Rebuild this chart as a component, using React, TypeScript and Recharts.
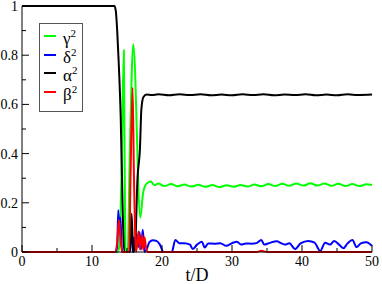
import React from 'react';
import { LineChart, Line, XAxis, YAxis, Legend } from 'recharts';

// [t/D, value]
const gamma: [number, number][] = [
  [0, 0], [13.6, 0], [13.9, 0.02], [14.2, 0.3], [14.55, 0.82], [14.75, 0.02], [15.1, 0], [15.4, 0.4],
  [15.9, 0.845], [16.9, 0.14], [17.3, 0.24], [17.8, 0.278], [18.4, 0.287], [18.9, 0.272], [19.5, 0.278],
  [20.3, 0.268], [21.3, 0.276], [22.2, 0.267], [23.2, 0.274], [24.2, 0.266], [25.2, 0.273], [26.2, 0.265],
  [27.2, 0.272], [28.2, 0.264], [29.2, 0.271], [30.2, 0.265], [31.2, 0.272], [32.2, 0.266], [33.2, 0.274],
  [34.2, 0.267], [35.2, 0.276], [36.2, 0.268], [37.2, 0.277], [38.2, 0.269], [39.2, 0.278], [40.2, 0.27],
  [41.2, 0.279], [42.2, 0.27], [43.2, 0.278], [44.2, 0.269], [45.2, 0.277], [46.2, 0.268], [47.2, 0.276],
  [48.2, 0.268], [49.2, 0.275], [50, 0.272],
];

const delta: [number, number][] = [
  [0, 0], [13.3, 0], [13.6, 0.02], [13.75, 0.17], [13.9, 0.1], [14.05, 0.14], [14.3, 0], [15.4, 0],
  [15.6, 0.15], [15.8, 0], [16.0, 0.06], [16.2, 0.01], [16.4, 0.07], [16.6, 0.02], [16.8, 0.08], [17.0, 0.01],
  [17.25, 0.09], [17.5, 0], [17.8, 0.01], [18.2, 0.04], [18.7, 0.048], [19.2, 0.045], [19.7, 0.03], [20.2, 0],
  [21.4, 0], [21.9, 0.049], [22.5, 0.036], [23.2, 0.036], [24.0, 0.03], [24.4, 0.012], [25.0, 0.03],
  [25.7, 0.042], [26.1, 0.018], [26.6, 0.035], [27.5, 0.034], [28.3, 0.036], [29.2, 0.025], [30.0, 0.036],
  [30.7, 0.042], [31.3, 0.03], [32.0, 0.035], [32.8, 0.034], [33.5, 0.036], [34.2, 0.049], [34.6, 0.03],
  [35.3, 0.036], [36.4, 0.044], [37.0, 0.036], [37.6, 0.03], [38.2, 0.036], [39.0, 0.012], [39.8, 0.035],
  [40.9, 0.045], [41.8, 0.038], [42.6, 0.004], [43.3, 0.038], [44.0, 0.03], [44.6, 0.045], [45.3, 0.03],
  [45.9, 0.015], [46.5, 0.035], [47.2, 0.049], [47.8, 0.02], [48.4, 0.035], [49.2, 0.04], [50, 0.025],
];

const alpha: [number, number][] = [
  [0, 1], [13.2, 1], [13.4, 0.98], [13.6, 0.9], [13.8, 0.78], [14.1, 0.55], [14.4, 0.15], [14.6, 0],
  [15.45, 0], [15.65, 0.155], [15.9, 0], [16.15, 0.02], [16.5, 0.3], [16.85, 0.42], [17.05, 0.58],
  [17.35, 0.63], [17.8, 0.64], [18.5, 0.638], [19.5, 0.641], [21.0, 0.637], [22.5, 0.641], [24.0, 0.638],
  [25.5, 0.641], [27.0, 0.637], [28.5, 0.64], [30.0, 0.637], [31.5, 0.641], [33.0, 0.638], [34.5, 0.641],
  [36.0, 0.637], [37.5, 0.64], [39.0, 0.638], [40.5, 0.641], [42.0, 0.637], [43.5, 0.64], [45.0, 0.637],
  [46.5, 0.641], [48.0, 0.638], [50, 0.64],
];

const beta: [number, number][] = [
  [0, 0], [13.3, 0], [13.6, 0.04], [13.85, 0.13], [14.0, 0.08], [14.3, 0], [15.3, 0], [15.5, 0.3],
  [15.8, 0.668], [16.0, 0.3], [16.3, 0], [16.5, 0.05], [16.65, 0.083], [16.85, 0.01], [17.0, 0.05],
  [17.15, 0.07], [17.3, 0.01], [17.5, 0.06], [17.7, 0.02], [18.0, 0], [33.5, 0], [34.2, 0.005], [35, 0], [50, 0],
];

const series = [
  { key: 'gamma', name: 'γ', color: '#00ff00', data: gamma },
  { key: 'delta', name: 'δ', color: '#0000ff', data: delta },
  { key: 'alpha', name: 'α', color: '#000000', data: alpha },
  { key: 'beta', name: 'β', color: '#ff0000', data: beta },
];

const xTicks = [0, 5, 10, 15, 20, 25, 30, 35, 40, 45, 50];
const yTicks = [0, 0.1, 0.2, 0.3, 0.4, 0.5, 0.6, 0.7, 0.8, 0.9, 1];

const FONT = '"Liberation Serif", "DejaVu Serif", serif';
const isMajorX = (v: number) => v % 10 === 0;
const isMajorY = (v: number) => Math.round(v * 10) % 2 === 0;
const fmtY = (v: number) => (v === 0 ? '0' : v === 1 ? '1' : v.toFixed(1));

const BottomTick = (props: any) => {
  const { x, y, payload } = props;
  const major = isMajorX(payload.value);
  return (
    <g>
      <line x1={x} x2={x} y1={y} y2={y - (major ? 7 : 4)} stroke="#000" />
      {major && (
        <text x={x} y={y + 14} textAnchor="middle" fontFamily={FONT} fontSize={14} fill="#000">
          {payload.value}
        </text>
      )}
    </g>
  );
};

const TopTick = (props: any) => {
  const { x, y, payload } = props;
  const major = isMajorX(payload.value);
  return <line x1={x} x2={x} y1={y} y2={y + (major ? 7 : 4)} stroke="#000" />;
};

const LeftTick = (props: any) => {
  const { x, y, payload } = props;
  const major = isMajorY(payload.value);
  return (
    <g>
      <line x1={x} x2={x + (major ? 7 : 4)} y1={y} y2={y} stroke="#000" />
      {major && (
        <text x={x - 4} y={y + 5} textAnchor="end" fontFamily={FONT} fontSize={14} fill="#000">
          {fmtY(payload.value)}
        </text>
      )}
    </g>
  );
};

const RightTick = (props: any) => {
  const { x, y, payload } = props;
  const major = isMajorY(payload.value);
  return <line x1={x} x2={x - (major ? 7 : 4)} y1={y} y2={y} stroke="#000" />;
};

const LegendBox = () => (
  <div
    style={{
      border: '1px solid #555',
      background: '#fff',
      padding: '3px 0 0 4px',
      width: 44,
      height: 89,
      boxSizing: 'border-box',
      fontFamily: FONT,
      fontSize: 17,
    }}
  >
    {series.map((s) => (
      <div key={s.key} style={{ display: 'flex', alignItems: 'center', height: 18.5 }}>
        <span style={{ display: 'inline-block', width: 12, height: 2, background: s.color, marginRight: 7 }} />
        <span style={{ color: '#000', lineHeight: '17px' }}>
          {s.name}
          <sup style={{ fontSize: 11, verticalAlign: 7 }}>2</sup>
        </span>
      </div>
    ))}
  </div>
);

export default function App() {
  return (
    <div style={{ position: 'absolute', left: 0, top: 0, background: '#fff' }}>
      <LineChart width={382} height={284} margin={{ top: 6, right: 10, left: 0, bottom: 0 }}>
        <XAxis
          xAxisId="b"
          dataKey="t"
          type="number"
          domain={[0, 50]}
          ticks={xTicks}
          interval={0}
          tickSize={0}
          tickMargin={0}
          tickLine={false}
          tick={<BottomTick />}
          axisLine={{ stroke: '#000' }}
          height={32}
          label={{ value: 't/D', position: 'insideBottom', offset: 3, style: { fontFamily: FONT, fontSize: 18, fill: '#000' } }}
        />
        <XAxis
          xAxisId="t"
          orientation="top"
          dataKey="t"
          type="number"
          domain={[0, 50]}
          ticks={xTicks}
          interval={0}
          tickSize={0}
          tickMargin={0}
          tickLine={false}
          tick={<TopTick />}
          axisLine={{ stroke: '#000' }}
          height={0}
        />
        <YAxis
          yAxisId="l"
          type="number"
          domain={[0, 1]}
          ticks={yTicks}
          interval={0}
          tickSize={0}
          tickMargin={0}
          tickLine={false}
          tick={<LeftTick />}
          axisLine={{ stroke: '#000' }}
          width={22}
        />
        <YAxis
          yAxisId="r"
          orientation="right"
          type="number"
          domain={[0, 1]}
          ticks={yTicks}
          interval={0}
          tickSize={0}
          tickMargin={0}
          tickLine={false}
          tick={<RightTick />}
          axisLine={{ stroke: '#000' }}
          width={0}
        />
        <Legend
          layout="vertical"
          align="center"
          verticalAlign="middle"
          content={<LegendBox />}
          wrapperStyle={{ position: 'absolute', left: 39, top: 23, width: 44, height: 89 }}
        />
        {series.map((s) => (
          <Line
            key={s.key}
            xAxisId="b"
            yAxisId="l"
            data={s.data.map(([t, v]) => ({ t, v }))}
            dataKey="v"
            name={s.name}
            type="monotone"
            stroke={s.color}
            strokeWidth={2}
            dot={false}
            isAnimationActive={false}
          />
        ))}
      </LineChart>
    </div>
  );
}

++++

• **WRITTEN INSTRUCTION**
Without the pictures, return the listing above from its first line through the line that has "XAxis, YAxis, Legend".

• **ANSWER BELOW**
Rebuild this chart as a component, using React, TypeScript and Recharts.
import React from 'react';
import { LineChart, Line, XAxis, YAxis, Legend } from 'recharts';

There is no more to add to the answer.